# Stated task:
Find the lines holding "matplotlib" and copy them.

# Data provided:
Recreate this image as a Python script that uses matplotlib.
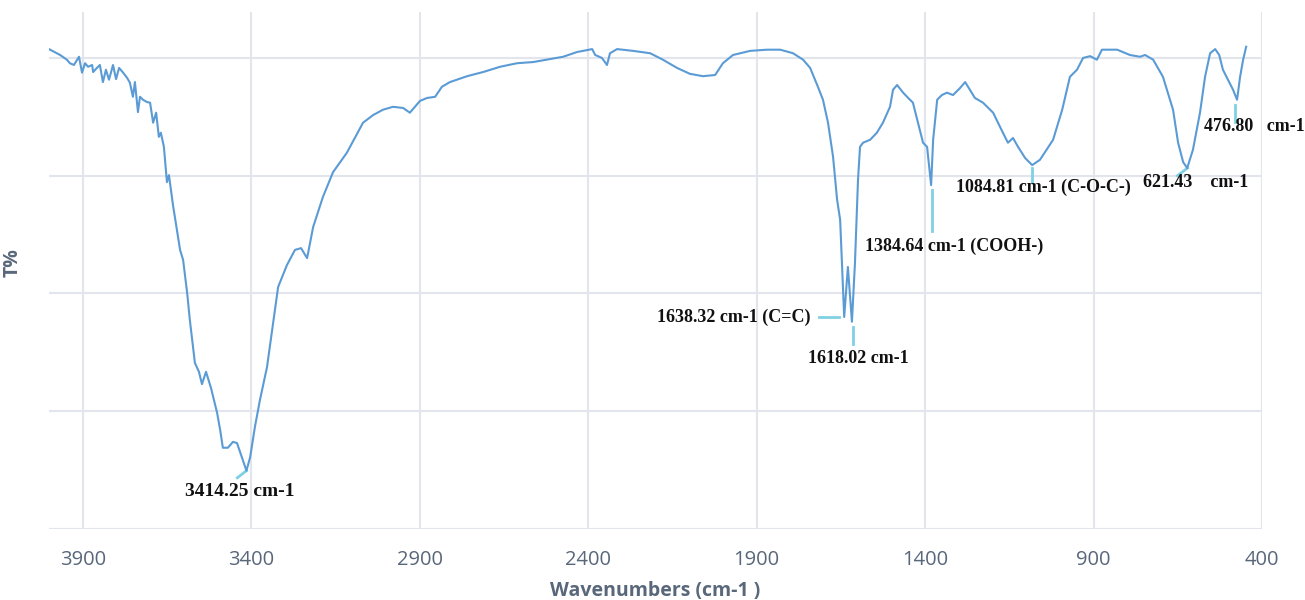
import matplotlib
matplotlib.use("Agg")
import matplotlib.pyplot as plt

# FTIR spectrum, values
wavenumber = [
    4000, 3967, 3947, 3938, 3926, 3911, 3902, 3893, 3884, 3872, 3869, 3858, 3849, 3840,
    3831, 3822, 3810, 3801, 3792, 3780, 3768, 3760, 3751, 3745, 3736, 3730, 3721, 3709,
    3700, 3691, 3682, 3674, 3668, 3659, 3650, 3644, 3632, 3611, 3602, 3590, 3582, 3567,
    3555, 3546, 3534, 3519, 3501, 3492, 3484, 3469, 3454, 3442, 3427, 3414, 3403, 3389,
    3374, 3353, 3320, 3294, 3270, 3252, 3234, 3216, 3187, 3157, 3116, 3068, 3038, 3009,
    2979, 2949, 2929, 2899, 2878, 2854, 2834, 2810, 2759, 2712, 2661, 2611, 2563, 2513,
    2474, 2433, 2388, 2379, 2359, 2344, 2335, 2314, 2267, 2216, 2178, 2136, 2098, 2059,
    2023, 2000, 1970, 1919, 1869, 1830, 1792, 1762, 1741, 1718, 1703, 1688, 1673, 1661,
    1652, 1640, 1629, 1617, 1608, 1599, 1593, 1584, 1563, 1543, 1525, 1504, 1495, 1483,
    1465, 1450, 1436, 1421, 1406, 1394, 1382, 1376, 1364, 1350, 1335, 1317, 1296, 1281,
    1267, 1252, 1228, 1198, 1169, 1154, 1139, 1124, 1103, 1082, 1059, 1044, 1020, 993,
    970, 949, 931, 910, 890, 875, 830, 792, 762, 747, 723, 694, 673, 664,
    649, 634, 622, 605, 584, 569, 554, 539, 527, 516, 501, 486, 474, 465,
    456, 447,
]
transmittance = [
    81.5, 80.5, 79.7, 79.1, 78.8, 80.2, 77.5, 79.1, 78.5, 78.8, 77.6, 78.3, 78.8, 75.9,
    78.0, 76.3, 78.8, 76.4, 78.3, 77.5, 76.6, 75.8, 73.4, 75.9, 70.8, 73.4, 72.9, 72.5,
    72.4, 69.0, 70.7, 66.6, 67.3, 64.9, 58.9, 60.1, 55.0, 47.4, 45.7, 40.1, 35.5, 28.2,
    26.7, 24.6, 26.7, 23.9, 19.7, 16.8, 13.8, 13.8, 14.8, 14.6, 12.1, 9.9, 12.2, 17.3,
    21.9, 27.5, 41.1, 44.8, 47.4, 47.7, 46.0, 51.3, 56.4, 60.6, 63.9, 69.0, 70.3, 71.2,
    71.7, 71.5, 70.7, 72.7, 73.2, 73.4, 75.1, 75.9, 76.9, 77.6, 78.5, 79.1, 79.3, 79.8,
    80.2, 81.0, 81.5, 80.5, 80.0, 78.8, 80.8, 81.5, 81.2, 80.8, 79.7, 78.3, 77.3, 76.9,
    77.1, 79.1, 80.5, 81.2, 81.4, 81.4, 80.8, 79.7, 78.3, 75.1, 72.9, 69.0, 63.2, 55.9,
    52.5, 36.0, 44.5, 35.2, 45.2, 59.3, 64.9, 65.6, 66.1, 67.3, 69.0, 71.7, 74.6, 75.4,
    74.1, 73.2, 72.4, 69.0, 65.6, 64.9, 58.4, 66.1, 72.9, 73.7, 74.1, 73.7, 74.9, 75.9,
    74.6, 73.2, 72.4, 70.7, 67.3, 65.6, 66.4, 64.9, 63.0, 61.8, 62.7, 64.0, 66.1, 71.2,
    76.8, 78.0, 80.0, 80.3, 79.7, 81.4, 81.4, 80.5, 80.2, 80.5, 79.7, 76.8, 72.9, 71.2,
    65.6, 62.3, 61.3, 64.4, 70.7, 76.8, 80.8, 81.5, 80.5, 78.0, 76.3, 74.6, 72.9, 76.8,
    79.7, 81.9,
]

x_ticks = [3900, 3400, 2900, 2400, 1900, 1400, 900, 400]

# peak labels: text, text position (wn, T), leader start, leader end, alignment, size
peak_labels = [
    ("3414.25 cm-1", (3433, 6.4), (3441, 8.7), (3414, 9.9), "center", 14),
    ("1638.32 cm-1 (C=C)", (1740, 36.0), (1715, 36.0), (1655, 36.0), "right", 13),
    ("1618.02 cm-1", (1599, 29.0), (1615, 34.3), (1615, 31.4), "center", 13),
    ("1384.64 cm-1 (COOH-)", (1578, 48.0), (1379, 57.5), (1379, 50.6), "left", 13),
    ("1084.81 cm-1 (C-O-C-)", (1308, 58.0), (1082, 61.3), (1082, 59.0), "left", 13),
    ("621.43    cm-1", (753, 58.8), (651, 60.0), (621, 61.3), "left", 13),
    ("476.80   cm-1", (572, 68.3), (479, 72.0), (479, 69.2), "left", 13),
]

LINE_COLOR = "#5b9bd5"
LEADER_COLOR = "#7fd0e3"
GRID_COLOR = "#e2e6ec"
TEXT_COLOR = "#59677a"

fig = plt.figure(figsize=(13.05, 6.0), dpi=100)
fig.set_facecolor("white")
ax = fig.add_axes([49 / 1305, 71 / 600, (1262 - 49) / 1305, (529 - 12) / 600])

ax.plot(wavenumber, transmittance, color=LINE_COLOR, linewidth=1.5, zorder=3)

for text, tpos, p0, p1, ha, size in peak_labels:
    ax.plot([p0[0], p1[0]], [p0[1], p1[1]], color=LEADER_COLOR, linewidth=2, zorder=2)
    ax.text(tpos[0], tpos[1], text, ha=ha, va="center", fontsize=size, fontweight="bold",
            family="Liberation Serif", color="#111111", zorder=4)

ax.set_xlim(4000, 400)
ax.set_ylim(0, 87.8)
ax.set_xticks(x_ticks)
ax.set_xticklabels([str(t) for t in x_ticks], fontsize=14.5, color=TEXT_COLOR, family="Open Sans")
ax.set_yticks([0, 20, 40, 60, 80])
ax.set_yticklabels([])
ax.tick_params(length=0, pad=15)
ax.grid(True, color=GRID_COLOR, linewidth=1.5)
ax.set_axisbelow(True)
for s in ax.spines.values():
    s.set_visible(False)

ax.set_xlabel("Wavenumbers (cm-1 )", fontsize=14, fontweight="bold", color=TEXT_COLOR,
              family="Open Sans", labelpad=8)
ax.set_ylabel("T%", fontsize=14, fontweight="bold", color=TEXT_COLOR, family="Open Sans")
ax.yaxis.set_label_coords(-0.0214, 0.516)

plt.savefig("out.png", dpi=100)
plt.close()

# Result of this task:
Recreate this image as a Python script that uses matplotlib.
import matplotlib
matplotlib.use("Agg")
import matplotlib.pyplot as plt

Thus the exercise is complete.